>> BEGIN STORED ROWS

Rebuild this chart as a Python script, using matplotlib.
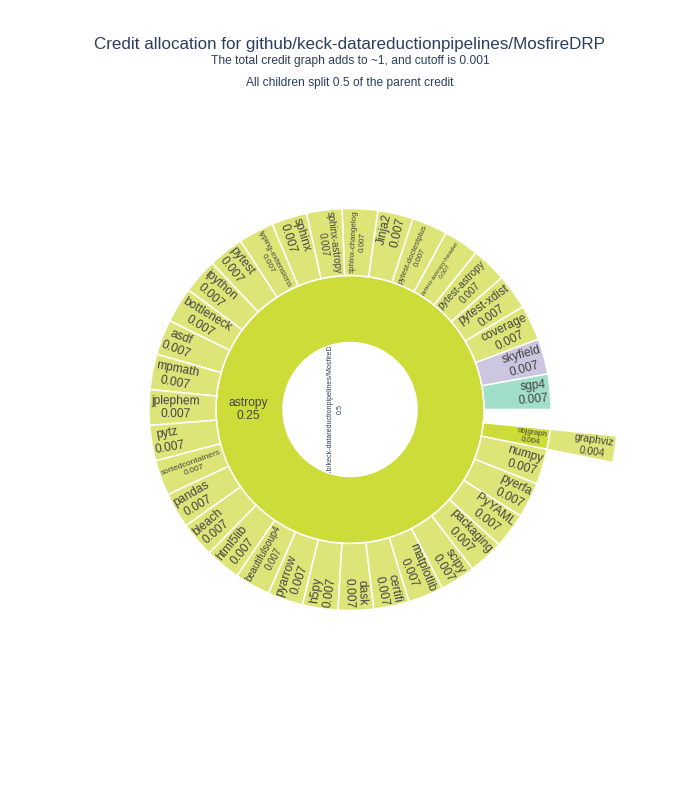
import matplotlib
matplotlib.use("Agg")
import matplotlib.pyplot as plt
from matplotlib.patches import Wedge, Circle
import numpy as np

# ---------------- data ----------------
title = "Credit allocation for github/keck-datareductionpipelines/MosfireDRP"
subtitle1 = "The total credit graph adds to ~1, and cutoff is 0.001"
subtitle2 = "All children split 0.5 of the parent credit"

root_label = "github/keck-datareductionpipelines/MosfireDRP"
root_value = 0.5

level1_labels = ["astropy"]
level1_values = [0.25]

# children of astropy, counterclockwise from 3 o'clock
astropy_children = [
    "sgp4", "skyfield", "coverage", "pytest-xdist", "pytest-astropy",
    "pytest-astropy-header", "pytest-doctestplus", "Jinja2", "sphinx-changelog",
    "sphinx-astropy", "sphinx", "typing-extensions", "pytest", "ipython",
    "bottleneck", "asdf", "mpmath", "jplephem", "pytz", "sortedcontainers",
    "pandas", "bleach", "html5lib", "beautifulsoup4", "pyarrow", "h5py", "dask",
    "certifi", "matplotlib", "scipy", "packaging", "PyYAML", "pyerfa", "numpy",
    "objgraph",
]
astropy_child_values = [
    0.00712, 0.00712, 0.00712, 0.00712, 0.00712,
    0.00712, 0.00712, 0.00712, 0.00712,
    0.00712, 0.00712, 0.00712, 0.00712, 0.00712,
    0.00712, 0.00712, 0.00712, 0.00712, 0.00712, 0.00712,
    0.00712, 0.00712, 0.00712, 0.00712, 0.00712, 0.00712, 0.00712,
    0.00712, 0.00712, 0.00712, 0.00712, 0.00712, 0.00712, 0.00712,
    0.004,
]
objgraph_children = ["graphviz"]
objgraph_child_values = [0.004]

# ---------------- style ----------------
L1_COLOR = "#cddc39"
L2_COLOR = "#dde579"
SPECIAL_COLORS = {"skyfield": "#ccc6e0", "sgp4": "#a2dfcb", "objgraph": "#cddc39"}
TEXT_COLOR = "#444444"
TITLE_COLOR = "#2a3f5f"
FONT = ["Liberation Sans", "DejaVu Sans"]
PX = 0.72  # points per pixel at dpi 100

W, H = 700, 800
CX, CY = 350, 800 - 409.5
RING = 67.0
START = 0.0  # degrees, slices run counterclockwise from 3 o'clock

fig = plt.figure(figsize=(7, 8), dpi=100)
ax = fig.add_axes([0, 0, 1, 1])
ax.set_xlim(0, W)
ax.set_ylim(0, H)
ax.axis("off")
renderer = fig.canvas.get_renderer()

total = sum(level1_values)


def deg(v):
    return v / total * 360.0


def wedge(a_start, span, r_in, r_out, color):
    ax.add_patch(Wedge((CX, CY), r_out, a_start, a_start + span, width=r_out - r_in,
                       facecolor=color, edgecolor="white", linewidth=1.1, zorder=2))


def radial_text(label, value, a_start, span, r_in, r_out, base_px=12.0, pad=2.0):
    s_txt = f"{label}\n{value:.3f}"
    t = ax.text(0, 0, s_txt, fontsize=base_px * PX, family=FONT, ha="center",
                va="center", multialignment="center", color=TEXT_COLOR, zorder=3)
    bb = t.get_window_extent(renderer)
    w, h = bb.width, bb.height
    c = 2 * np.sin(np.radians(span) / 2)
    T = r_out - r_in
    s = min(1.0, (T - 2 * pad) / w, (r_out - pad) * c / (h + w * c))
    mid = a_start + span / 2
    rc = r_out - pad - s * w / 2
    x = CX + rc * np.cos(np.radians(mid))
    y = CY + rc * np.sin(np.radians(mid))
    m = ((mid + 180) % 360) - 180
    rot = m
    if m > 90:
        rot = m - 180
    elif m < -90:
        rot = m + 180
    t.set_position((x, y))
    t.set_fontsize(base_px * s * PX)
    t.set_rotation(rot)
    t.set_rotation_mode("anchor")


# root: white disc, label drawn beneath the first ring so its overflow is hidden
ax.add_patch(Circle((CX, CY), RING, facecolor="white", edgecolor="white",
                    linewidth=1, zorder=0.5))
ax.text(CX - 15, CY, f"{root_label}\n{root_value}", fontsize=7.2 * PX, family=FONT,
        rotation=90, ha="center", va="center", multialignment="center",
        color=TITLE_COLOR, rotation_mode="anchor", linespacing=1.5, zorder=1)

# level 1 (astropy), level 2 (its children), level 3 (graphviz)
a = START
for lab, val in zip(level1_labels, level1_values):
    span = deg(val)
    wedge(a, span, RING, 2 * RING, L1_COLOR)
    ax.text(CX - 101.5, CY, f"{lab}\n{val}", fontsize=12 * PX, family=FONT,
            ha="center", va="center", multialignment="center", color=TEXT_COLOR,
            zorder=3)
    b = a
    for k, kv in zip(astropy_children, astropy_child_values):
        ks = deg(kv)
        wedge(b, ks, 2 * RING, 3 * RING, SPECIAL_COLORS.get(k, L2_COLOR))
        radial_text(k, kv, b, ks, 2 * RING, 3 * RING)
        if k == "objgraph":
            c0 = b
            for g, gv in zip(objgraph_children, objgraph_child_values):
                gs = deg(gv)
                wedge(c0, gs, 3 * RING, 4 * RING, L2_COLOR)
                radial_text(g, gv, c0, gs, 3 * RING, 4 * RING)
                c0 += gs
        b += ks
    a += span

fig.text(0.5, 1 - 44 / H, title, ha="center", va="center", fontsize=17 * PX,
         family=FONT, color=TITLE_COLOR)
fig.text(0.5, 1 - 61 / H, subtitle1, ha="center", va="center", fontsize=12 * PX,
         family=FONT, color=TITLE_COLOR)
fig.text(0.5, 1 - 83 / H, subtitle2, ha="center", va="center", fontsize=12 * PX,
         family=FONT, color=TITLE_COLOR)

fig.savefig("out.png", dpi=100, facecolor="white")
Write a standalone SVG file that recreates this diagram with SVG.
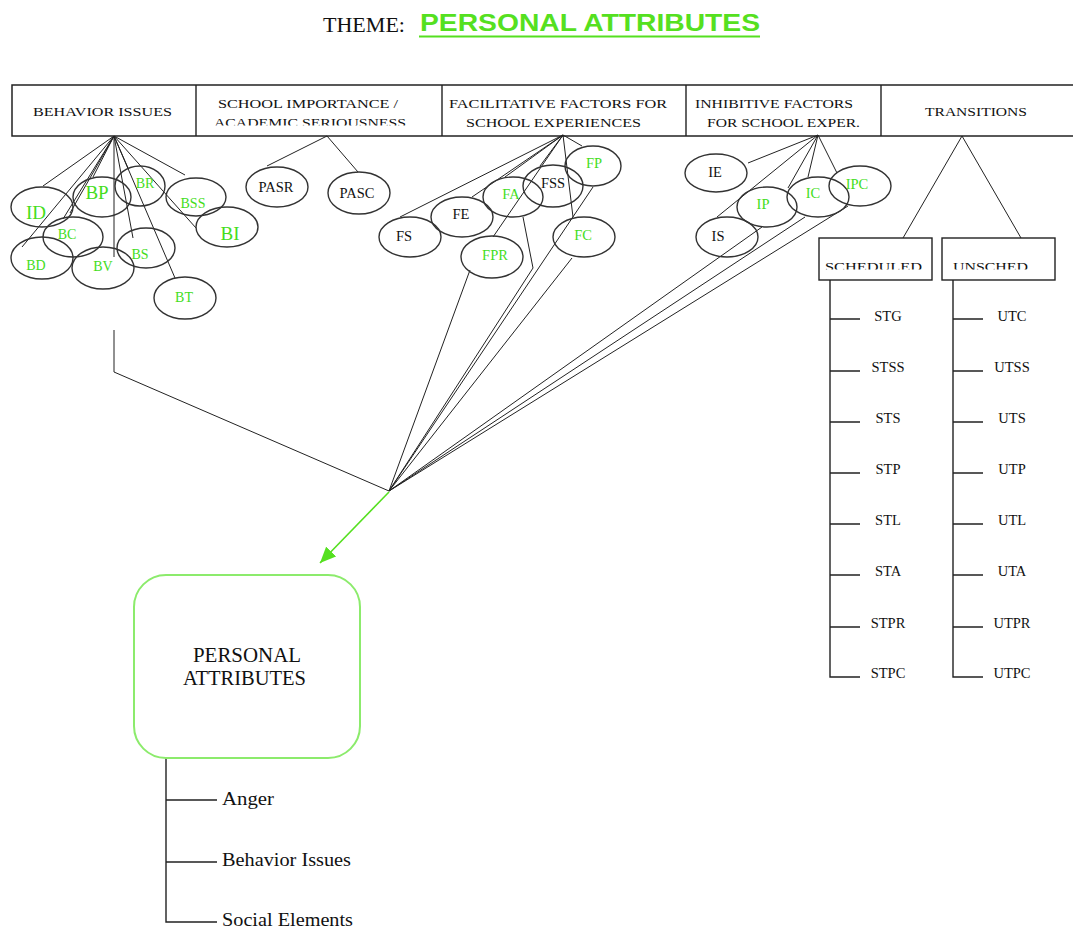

>> END STORED ROWS

▶ DO THIS
Repeat the lines above, starting at the first and stopping after the line that holds "level1_values = [0.25]", with the pictures left out.

▶ RESULT OF THIS TASK
Rebuild this chart as a Python script, using matplotlib.
import matplotlib
matplotlib.use("Agg")
import matplotlib.pyplot as plt
from matplotlib.patches import Wedge, Circle
import numpy as np

# ---------------- data ----------------
title = "Credit allocation for github/keck-datareductionpipelines/MosfireDRP"
subtitle1 = "The total credit graph adds to ~1, and cutoff is 0.001"
subtitle2 = "All children split 0.5 of the parent credit"

root_label = "github/keck-datareductionpipelines/MosfireDRP"
root_value = 0.5

level1_labels = ["astropy"]
level1_values = [0.25]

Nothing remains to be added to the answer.